[Dataset extract]
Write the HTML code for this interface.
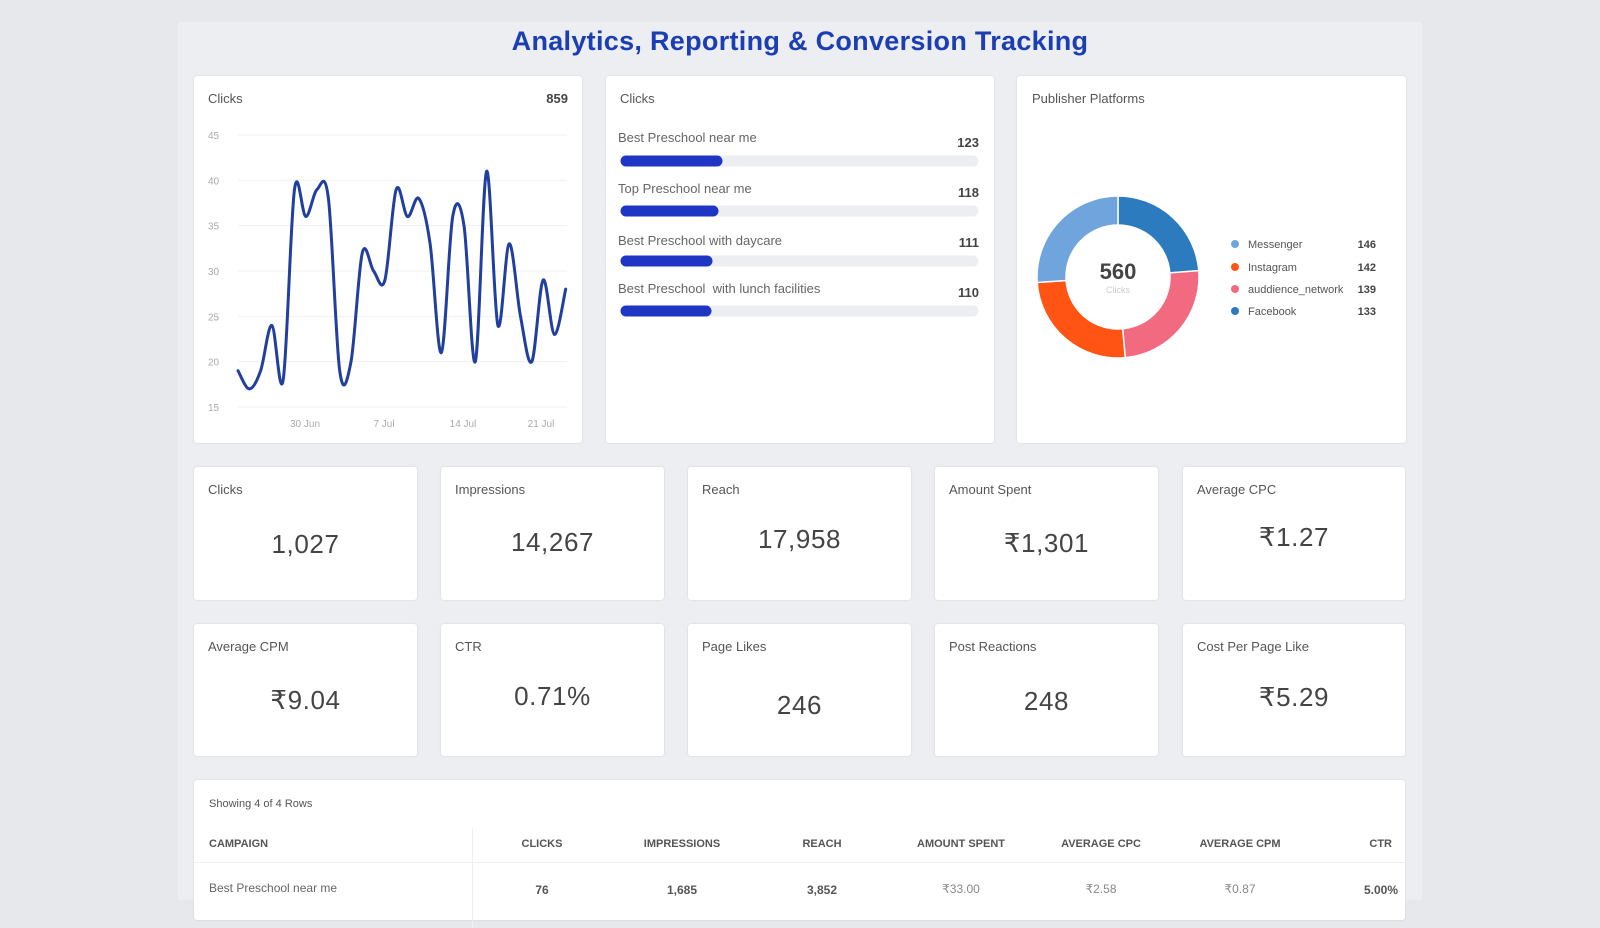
<!DOCTYPE html>
<html><head><meta charset="utf-8"><style>
*{margin:0;padding:0;box-sizing:border-box}
body{width:1600px;height:900px;background:#e7e8ec;font-family:"Liberation Sans",sans-serif;position:relative;overflow:hidden;color:#555}
.panel{position:absolute;left:178px;top:22px;width:1244px;height:878px;background:#eceef1}
.title{position:absolute;left:0;width:1600px;top:26px;text-align:center;font-size:27px;font-weight:bold;color:#1b3fb3;letter-spacing:0.3px}
.card{position:absolute;background:#fff;border-radius:3px;box-shadow:0 0 2px rgba(0,0,0,0.12)}
.ct{position:absolute;left:14px;top:15px;font-size:13px;color:#555}
.val{position:absolute;left:0;right:0;text-align:center;font-size:26px;color:#444;letter-spacing:0.6px}
.abs{position:absolute}
</style></head><body>
<div class="panel"></div>
<div class="title">Analytics, Reporting &amp; Conversion Tracking</div>

<div class="card" style="left:194px;top:76px;width:388px;height:367px"></div>
<div class="card" style="left:606px;top:76px;width:388px;height:367px"></div>
<div class="card" style="left:1017px;top:76px;width:389px;height:367px"></div>

<svg class="abs" style="left:0;top:0" width="1600" height="900">
<g font-family="Liberation Sans" font-size="13" fill="#555">
<text x="208" y="103">Clicks</text>
<text x="568" y="103" text-anchor="end" font-weight="bold" fill="#444">859</text>
<text x="620" y="103">Clicks</text>
<text x="1032" y="103">Publisher Platforms</text>
</g>
<g stroke="#f0f0f0" stroke-width="1" id="grid"></g>
<g font-family="Liberation Sans" font-size="10" fill="#aaa" id="ylab"></g>
<g font-family="Liberation Sans" font-size="10" fill="#aaa" text-anchor="middle">
<text x="305" y="427">30 Jun</text><text x="384" y="427">7 Jul</text><text x="463" y="427">14 Jul</text><text x="541" y="427">21 Jul</text>
</g>
<path id="line" fill="none" stroke="#213f9e" stroke-width="3" stroke-linejoin="round" stroke-linecap="round"/>

<g font-family="Liberation Sans" font-size="13" fill="#666">
<text x="618" y="142">Best Preschool near me</text>
<text x="618" y="193">Top Preschool near me</text>
<text x="618" y="245">Best Preschool with daycare</text>
<text x="618" y="293">Best Preschool&#160; with lunch facilities</text>
</g>
<g font-family="Liberation Sans" font-size="13" fill="#444" font-weight="bold" text-anchor="end">
<text x="979" y="147">123</text><text x="979" y="197">118</text><text x="979" y="247">111</text><text x="979" y="297">110</text>
</g>
<g stroke-linecap="round" stroke-width="11">
<line x1="626" y1="161" x2="973" y2="161" stroke="#eceef1"/><line x1="626" y1="161" x2="717" y2="161" stroke="#1f35c4"/>
<line x1="626" y1="211" x2="973" y2="211" stroke="#eceef1"/><line x1="626" y1="211" x2="713" y2="211" stroke="#1f35c4"/>
<line x1="626" y1="261" x2="973" y2="261" stroke="#eceef1"/><line x1="626" y1="261" x2="707" y2="261" stroke="#1f35c4"/>
<line x1="626" y1="311" x2="973" y2="311" stroke="#eceef1"/><line x1="626" y1="311" x2="706" y2="311" stroke="#1f35c4"/>
</g>
<g id="donut"></g>
<text x="1118" y="279" text-anchor="middle" font-family="Liberation Sans" font-size="22" font-weight="bold" fill="#444">560</text>
<text x="1118" y="293" text-anchor="middle" font-family="Liberation Sans" font-size="9" fill="#ccc">Clicks</text>
<g font-family="Liberation Sans" font-size="11" fill="#555">
<circle cx="1235" cy="244" r="4" fill="#6fa5dc"/><text x="1248" y="248">Messenger</text>
<circle cx="1235" cy="267" r="4" fill="#ff5414"/><text x="1248" y="271">Instagram</text>
<circle cx="1235" cy="289" r="4" fill="#f26a80"/><text x="1248" y="293">auddience_network</text>
<circle cx="1235" cy="311" r="4" fill="#2c7bbf"/><text x="1248" y="315">Facebook</text>
</g>
<g font-family="Liberation Sans" font-size="11" fill="#444" font-weight="bold" text-anchor="end">
<text x="1376" y="248">146</text><text x="1376" y="271">142</text><text x="1376" y="293">139</text><text x="1376" y="315">133</text>
</g>
</svg>

<div class="card" style="left:194px;top:467px;width:223px;height:133px"><div class="ct">Clicks</div><div class="val" style="top:62px">1,027</div></div>
<div class="card" style="left:441px;top:467px;width:223px;height:133px"><div class="ct">Impressions</div><div class="val" style="top:60px">14,267</div></div>
<div class="card" style="left:688px;top:467px;width:223px;height:133px"><div class="ct">Reach</div><div class="val" style="top:57px">17,958</div></div>
<div class="card" style="left:935px;top:467px;width:223px;height:133px"><div class="ct">Amount Spent</div><div class="val" style="top:61px">₹1,301</div></div>
<div class="card" style="left:1183px;top:467px;width:222px;height:133px"><div class="ct">Average CPC</div><div class="val" style="top:55px">₹1.27</div></div>

<div class="card" style="left:194px;top:624px;width:223px;height:132px"><div class="ct">Average CPM</div><div class="val" style="top:61px">₹9.04</div></div>
<div class="card" style="left:441px;top:624px;width:223px;height:132px"><div class="ct">CTR</div><div class="val" style="top:57px">0.71%</div></div>
<div class="card" style="left:688px;top:624px;width:223px;height:132px"><div class="ct">Page Likes</div><div class="val" style="top:66px">246</div></div>
<div class="card" style="left:935px;top:624px;width:223px;height:132px"><div class="ct">Post Reactions</div><div class="val" style="top:62px">248</div></div>
<div class="card" style="left:1183px;top:624px;width:222px;height:132px"><div class="ct">Cost Per Page Like</div><div class="val" style="top:58px">₹5.29</div></div>

<div class="card" style="left:194px;top:780px;width:1211px;height:140px">
 <div class="abs" style="left:15px;top:18px;font-size:11px;color:#555">Showing 4 of 4 Rows</div>
 <div class="abs" style="left:278px;top:48px;width:1px;height:100px;background:#f0f0f0"></div>
 <div class="abs" style="left:0;top:82px;width:1211px;height:1px;background:#f0f0f0"></div>
 <div class="abs" style="left:15px;top:58px;font-size:11px;font-weight:bold;color:#555">CAMPAIGN</div>
 <div class="abs" style="left:15px;top:101px;font-size:12px;color:#666">Best Preschool near me</div>
</div>
<svg class="abs" style="left:0;top:0" width="1600" height="900">
<g font-family="Liberation Sans" font-size="11" font-weight="bold" fill="#555" text-anchor="middle">
<text x="542" y="847">CLICKS</text><text x="682" y="847">IMPRESSIONS</text><text x="822" y="847">REACH</text><text x="961" y="847">AMOUNT SPENT</text><text x="1101" y="847">AVERAGE CPC</text><text x="1240" y="847">AVERAGE CPM</text><text x="1392" y="847" text-anchor="end">CTR</text>
</g>
<g font-family="Liberation Sans" font-size="12" fill="#555" text-anchor="middle">
<text x="542" y="894" font-weight="bold">76</text><text x="682" y="894" font-weight="bold">1,685</text><text x="822" y="894" font-weight="bold">3,852</text><text x="961" y="893" fill="#888">₹33.00</text><text x="1101" y="893" fill="#888">₹2.58</text><text x="1240" y="893" fill="#888">₹0.87</text><text x="1398" y="894" text-anchor="end" font-weight="bold">5.00%</text>
</g>
</svg>
<div class="abs" style="left:0;top:0;width:178px;height:900px;background:#e7e8ec"></div>
<div class="abs" style="left:1422px;top:0;width:178px;height:900px;background:#e7e8ec"></div>

<script>
var ns="http://www.w3.org/2000/svg";
function Y(v){return 407-(v-15)*9.067;}
var g=document.getElementById('grid'),yl=document.getElementById('ylab');
for(var v=15;v<=45;v+=5){var l=document.createElementNS(ns,'line');l.setAttribute('x1',238);l.setAttribute('x2',567);l.setAttribute('y1',Y(v));l.setAttribute('y2',Y(v));g.appendChild(l);
var t=document.createElementNS(ns,'text');t.setAttribute('x',208);t.setAttribute('y',Y(v)+4);t.textContent=v;yl.appendChild(t);}
var d=[19,17,19,24,18,39,36,39,38,19,20,32,30,29,39,36,38,33,21,36,35,20,41,24,33,25,20,29,23,28];
var p=d.map(function(v,i){return [238+i*11.3,Y(v)];});
var s="M"+p[0][0]+","+p[0][1];
for(var i=0;i<p.length-1;i++){var p0=p[i-1]||p[i],p1=p[i],p2=p[i+1],p3=p[i+2]||p2;
s+=" C"+(p1[0]+(p2[0]-p0[0])/6)+","+(p1[1]+(p2[1]-p0[1])/6)+" "+(p2[0]-(p3[0]-p1[0])/6)+","+(p2[1]-(p3[1]-p1[1])/6)+" "+p2[0]+","+p2[1];}
document.getElementById('line').setAttribute('d',s);
var dn=document.getElementById('donut'),cx=1118,cy=277,R=81,r=52;
var segs=[[133,'#2c7bbf'],[139,'#f26a80'],[142,'#ff5414'],[146,'#6fa5dc']],a=0;
segs.forEach(function(sg){var b=a+sg[0]/560*2*Math.PI;
function pt(rad,ang){return (cx+rad*Math.sin(ang))+","+(cy-rad*Math.cos(ang));}
var lg=(b-a)>Math.PI?1:0;
var pa=document.createElementNS(ns,'path');
pa.setAttribute('d',"M"+pt(R,a)+" A"+R+","+R+" 0 "+lg+" 1 "+pt(R,b)+" L"+pt(r,b)+" A"+r+","+r+" 0 "+lg+" 0 "+pt(r,a)+"Z");
pa.setAttribute('fill',sg[1]);pa.setAttribute('stroke','#fff');pa.setAttribute('stroke-width','1.5');dn.appendChild(pa);a=b;});
</script>
</body></html>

[Aim of the task] Starting at the top of the listing above, please restate word for word each line up to and including the one that holds "Reporting &amp; Conversion Tracking</div>", omitting every image.

[Output of the exercise]
Write the HTML code for this interface.
<!DOCTYPE html>
<html><head><meta charset="utf-8"><style>
*{margin:0;padding:0;box-sizing:border-box}
body{width:1600px;height:900px;background:#e7e8ec;font-family:"Liberation Sans",sans-serif;position:relative;overflow:hidden;color:#555}
.panel{position:absolute;left:178px;top:22px;width:1244px;height:878px;background:#eceef1}
.title{position:absolute;left:0;width:1600px;top:26px;text-align:center;font-size:27px;font-weight:bold;color:#1b3fb3;letter-spacing:0.3px}
.card{position:absolute;background:#fff;border-radius:3px;box-shadow:0 0 2px rgba(0,0,0,0.12)}
.ct{position:absolute;left:14px;top:15px;font-size:13px;color:#555}
.val{position:absolute;left:0;right:0;text-align:center;font-size:26px;color:#444;letter-spacing:0.6px}
.abs{position:absolute}
</style></head><body>
<div class="panel"></div>
<div class="title">Analytics, Reporting &amp; Conversion Tracking</div>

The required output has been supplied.